Write out each line word for word. Drop pictures.

____________________

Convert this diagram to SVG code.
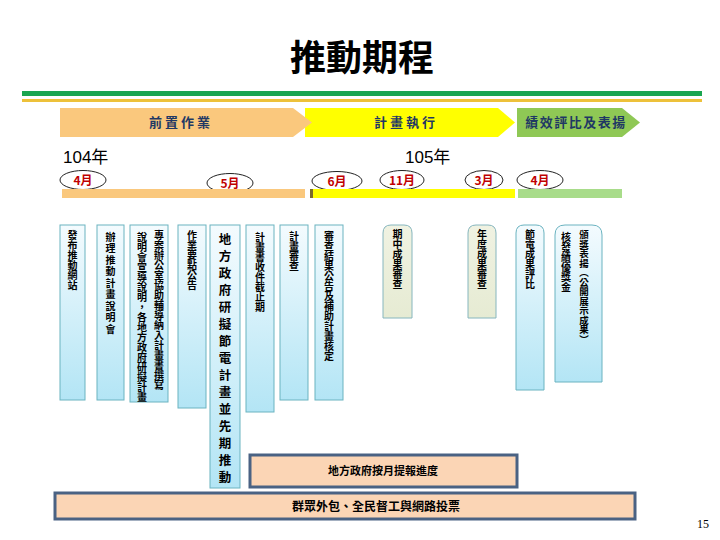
<svg xmlns="http://www.w3.org/2000/svg" width="720" height="540" viewBox="0 0 720 540">
<style>
.cjk{font-family:"Noto Sans CJK TC","Noto Sans CJK SC",sans-serif;font-weight:bold}
.ban{font-size:13px;fill:#1F3864;text-anchor:middle;letter-spacing:3px}
.yr{font-family:"Liberation Sans","Noto Sans CJK TC",sans-serif;font-size:17px;fill:#000}
.mo{font-size:12px;fill:#C00000;text-anchor:middle}
.ov{fill:#fff;stroke:#222;stroke-width:1}
.col{fill:url(#blue);stroke:#6BB3C0;stroke-width:1}
.colg{fill:url(#olive);stroke:#86B6BE;stroke-width:1}
.vt{font-size:10px;fill:#000;writing-mode:vertical-rl}
.pe{fill:#FBD5B5;stroke:#4A6283;stroke-width:3}
</style>
<defs>
<linearGradient id="blue" x1="0" y1="0" x2="0" y2="1">
<stop offset="0" stop-color="#F4FBFE"/><stop offset="1" stop-color="#B3E5F5"/>
</linearGradient>
<linearGradient id="olive" x1="0" y1="0" x2="0" y2="1">
<stop offset="0" stop-color="#F0F2E2"/><stop offset="1" stop-color="#E6EBD3"/>
</linearGradient>
</defs>
<rect width="720" height="540" fill="#fff"/>
<g id="title">
<text x="362" y="71" class="cjk" font-size="36" text-anchor="middle" fill="#000">推動期程</text>
<rect x="22" y="91" width="680" height="5" fill="#1AA550"/>
<rect x="22" y="99" width="680" height="3" fill="#EDC13A"/>
</g>
<g id="phases">
<g id="phase-exec"><polygon points="305,108 498,108 515,122.5 498,137 305,137" fill="#FFFF00"/>
<text x="406" y="127" class="cjk ban">計畫執行</text></g>
<g id="phase-prep"><polygon points="60,108 293,108 312,122.5 293,137 60,137" fill="#FAC87D"/>
<text x="181" y="127" class="cjk ban">前置作業</text></g>
<g id="phase-eval"><polygon points="517,108 622,108 640,122.5 622,137 517,137" fill="#8FC855"/>
<text x="576" y="127" class="cjk ban" style="letter-spacing:1.5px">績效評比及表揚</text></g>
</g>
<g id="years">
<text x="63" y="163" class="yr">104年</text>
<text x="405" y="163" class="yr">105年</text>
</g>
<g id="months">
<ellipse cx="83" cy="180" rx="23" ry="9.5" class="ov"/><text x="83" y="185" class="cjk mo">4月</text>
<ellipse cx="230" cy="183" rx="23" ry="9.5" class="ov"/><text x="230" y="188" class="cjk mo">5月</text>
<ellipse cx="337" cy="181" rx="25" ry="9.5" class="ov"/><text x="337" y="186" class="cjk mo">6月</text>
<ellipse cx="402" cy="180" rx="22" ry="9.5" class="ov"/><text x="402" y="185" class="cjk mo">11月</text>
<ellipse cx="484" cy="180" rx="19" ry="9.5" class="ov"/><text x="484" y="185" class="cjk mo">3月</text>
<ellipse cx="540" cy="180" rx="23" ry="9.5" class="ov"/><text x="540" y="185" class="cjk mo">4月</text>
</g>
<g id="strips">
<rect x="62" y="189" width="243" height="9" fill="#FAC87D"/>
<rect x="312" y="189" width="203" height="9" fill="#FFFF00"/>
<rect x="310" y="189" width="3" height="9" fill="#7A6A2A"/>
<rect x="518" y="189" width="104" height="9" fill="#A8DC8A"/>
</g>
<g id="col1"><rect x="60" y="225" width="25" height="175" class="col"/><text x="72.5" y="230" class="cjk vt">發布推動網站</text></g>
<g id="col2"><rect x="97" y="225" width="27" height="175" class="col"/><text x="110.5" y="232" class="cjk vt" style="letter-spacing:1.5px">辦理推動計畫說明會</text></g>
<g id="col3"><rect x="130" y="225" width="38" height="177" class="col"/>
<text x="159" y="230" class="cjk vt">專案辦公室協助輔導納入計畫書撰寫</text>
<text x="142" y="232" class="cjk vt">說明會宣導說明，各地方政府研擬計畫</text></g>
<g id="col4"><rect x="178" y="225" width="28" height="183" class="col"/><text x="192" y="230" class="cjk vt">作業要點公告</text></g>
<g id="col5"><rect x="210" y="225" width="30" height="263" class="col"/><text x="225" y="233" class="cjk vt" style="font-size:12.5px;letter-spacing:4.5px">地方政府研擬節電計畫並先期推動</text></g>
<g id="col6"><rect x="246" y="225" width="28" height="187" class="col"/><text x="260" y="232" class="cjk vt">計畫書收件截止期</text></g>
<g id="col7"><rect x="280" y="225" width="28" height="175" class="col"/><text x="294" y="231" class="cjk vt">計畫審查</text></g>
<g id="col8"><rect x="315" y="225" width="28" height="175" class="col"/><text x="329" y="231" class="cjk vt">審查結果公告及補助計畫核定</text></g>
<g id="col9"><path d="M383,318 V233 Q383,225 391,225 H404 Q412,225 412,233 V318 Z" class="colg"/><text x="397.5" y="229" class="cjk vt">期中成果審查</text></g>
<g id="col10"><path d="M468,318 V233 Q468,225 476,225 H488 Q496,225 496,233 V318 Z" class="colg"/><text x="482" y="229" class="cjk vt">年度成果審查</text></g>
<g id="col11"><path d="M516,390 V233 Q516,225 524,225 H536 Q544,225 544,233 V390 Z" class="col"/><text x="530" y="229" class="cjk vt">節電成果評比</text></g>
<g id="col12"><path d="M555,382 V235 Q555,225 565,225 H592 Q602,225 602,235 V382 Z" class="col"/>
<text x="584" y="230" class="cjk vt" style="font-size:9.5px">頒獎表揚（公開展示成果）</text>
<text x="566" y="232" class="cjk vt">核發績優獎金</text></g>
<g id="monthly"><rect x="250" y="455" width="267" height="32" class="pe"/><text x="383" y="475" class="cjk" font-size="11" text-anchor="middle" fill="#000">地方政府按月提報進度</text></g>
<g id="crowd"><rect x="55" y="493" width="580" height="26" class="pe"/><text x="376" y="511" class="cjk" font-size="12" text-anchor="middle" fill="#000">群眾外包、全民督工與網路投票</text></g>
<g id="connectors"></g>
<text x="703" y="528" font-family="Liberation Serif,serif" font-size="12" text-anchor="middle" fill="#000">15</text>
</svg>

____________________

__Written answer__:
Convert this diagram to SVG code.
<svg xmlns="http://www.w3.org/2000/svg" width="720" height="540" viewBox="0 0 720 540">
<style>
.cjk{font-family:"Noto Sans CJK TC","Noto Sans CJK SC",sans-serif;font-weight:bold}
.ban{font-size:13px;fill:#1F3864;text-anchor:middle;letter-spacing:3px}
.yr{font-family:"Liberation Sans","Noto Sans CJK TC",sans-serif;font-size:17px;fill:#000}
.mo{font-size:12px;fill:#C00000;text-anchor:middle}
.ov{fill:#fff;stroke:#222;stroke-width:1}
.col{fill:url(#blue);stroke:#6BB3C0;stroke-width:1}
.colg{fill:url(#olive);stroke:#86B6BE;stroke-width:1}
.vt{font-size:10px;fill:#000;writing-mode:vertical-rl}
.pe{fill:#FBD5B5;stroke:#4A6283;stroke-width:3}
</style>
<defs>
<linearGradient id="blue" x1="0" y1="0" x2="0" y2="1">
<stop offset="0" stop-color="#F4FBFE"/><stop offset="1" stop-color="#B3E5F5"/>
</linearGradient>
<linearGradient id="olive" x1="0" y1="0" x2="0" y2="1">
<stop offset="0" stop-color="#F0F2E2"/><stop offset="1" stop-color="#E6EBD3"/>
</linearGradient>
</defs>
<rect width="720" height="540" fill="#fff"/>
<g id="title">
<text x="362" y="71" class="cjk" font-size="36" text-anchor="middle" fill="#000">推動期程</text>
<rect x="22" y="91" width="680" height="5" fill="#1AA550"/>
<rect x="22" y="99" width="680" height="3" fill="#EDC13A"/>
</g>
<g id="phases">
<g id="phase-exec"><polygon points="305,108 498,108 515,122.5 498,137 305,137" fill="#FFFF00"/>
<text x="406" y="127" class="cjk ban">計畫執行</text></g>
<g id="phase-prep"><polygon points="60,108 293,108 312,122.5 293,137 60,137" fill="#FAC87D"/>
<text x="181" y="127" class="cjk ban">前置作業</text></g>
<g id="phase-eval"><polygon points="517,108 622,108 640,122.5 622,137 517,137" fill="#8FC855"/>
<text x="576" y="127" class="cjk ban" style="letter-spacing:1.5px">績效評比及表揚</text></g>
</g>
<g id="years">
<text x="63" y="163" class="yr">104年</text>
<text x="405" y="163" class="yr">105年</text>
</g>
<g id="months">
<ellipse cx="83" cy="180" rx="23" ry="9.5" class="ov"/><text x="83" y="185" class="cjk mo">4月</text>
<ellipse cx="230" cy="183" rx="23" ry="9.5" class="ov"/><text x="230" y="188" class="cjk mo">5月</text>
<ellipse cx="337" cy="181" rx="25" ry="9.5" class="ov"/><text x="337" y="186" class="cjk mo">6月</text>
<ellipse cx="402" cy="180" rx="22" ry="9.5" class="ov"/><text x="402" y="185" class="cjk mo">11月</text>
<ellipse cx="484" cy="180" rx="19" ry="9.5" class="ov"/><text x="484" y="185" class="cjk mo">3月</text>
<ellipse cx="540" cy="180" rx="23" ry="9.5" class="ov"/><text x="540" y="185" class="cjk mo">4月</text>
</g>
<g id="strips">
<rect x="62" y="189" width="243" height="9" fill="#FAC87D"/>
<rect x="312" y="189" width="203" height="9" fill="#FFFF00"/>
<rect x="310" y="189" width="3" height="9" fill="#7A6A2A"/>
<rect x="518" y="189" width="104" height="9" fill="#A8DC8A"/>
</g>
<g id="col1"><rect x="60" y="225" width="25" height="175" class="col"/><text x="72.5" y="230" class="cjk vt">發布推動網站</text></g>
<g id="col2"><rect x="97" y="225" width="27" height="175" class="col"/><text x="110.5" y="232" class="cjk vt" style="letter-spacing:1.5px">辦理推動計畫說明會</text></g>
<g id="col3"><rect x="130" y="225" width="38" height="177" class="col"/>
<text x="159" y="230" class="cjk vt">專案辦公室協助輔導納入計畫書撰寫</text>
<text x="142" y="232" class="cjk vt">說明會宣導說明，各地方政府研擬計畫</text></g>
<g id="col4"><rect x="178" y="225" width="28" height="183" class="col"/><text x="192" y="230" class="cjk vt">作業要點公告</text></g>
<g id="col5"><rect x="210" y="225" width="30" height="263" class="col"/><text x="225" y="233" class="cjk vt" style="font-size:12.5px;letter-spacing:4.5px">地方政府研擬節電計畫並先期推動</text></g>
<g id="col6"><rect x="246" y="225" width="28" height="187" class="col"/><text x="260" y="232" class="cjk vt">計畫書收件截止期</text></g>
<g id="col7"><rect x="280" y="225" width="28" height="175" class="col"/><text x="294" y="231" class="cjk vt">計畫審查</text></g>
<g id="col8"><rect x="315" y="225" width="28" height="175" class="col"/><text x="329" y="231" class="cjk vt">審查結果公告及補助計畫核定</text></g>
<g id="col9"><path d="M383,318 V233 Q383,225 391,225 H404 Q412,225 412,233 V318 Z" class="colg"/><text x="397.5" y="229" class="cjk vt">期中成果審查</text></g>
<g id="col10"><path d="M468,318 V233 Q468,225 476,225 H488 Q496,225 496,233 V318 Z" class="colg"/><text x="482" y="229" class="cjk vt">年度成果審查</text></g>
<g id="col11"><path d="M516,390 V233 Q516,225 524,225 H536 Q544,225 544,233 V390 Z" class="col"/><text x="530" y="229" class="cjk vt">節電成果評比</text></g>
<g id="col12"><path d="M555,382 V235 Q555,225 565,225 H592 Q602,225 602,235 V382 Z" class="col"/>
<text x="584" y="230" class="cjk vt" style="font-size:9.5px">頒獎表揚（公開展示成果）</text>
<text x="566" y="232" class="cjk vt">核發績優獎金</text></g>
<g id="monthly"><rect x="250" y="455" width="267" height="32" class="pe"/><text x="383" y="475" class="cjk" font-size="11" text-anchor="middle" fill="#000">地方政府按月提報進度</text></g>
<g id="crowd"><rect x="55" y="493" width="580" height="26" class="pe"/><text x="376" y="511" class="cjk" font-size="12" text-anchor="middle" fill="#000">群眾外包、全民督工與網路投票</text></g>
<g id="connectors"></g>
<text x="703" y="528" font-family="Liberation Serif,serif" font-size="12" text-anchor="middle" fill="#000">15</text>
</svg>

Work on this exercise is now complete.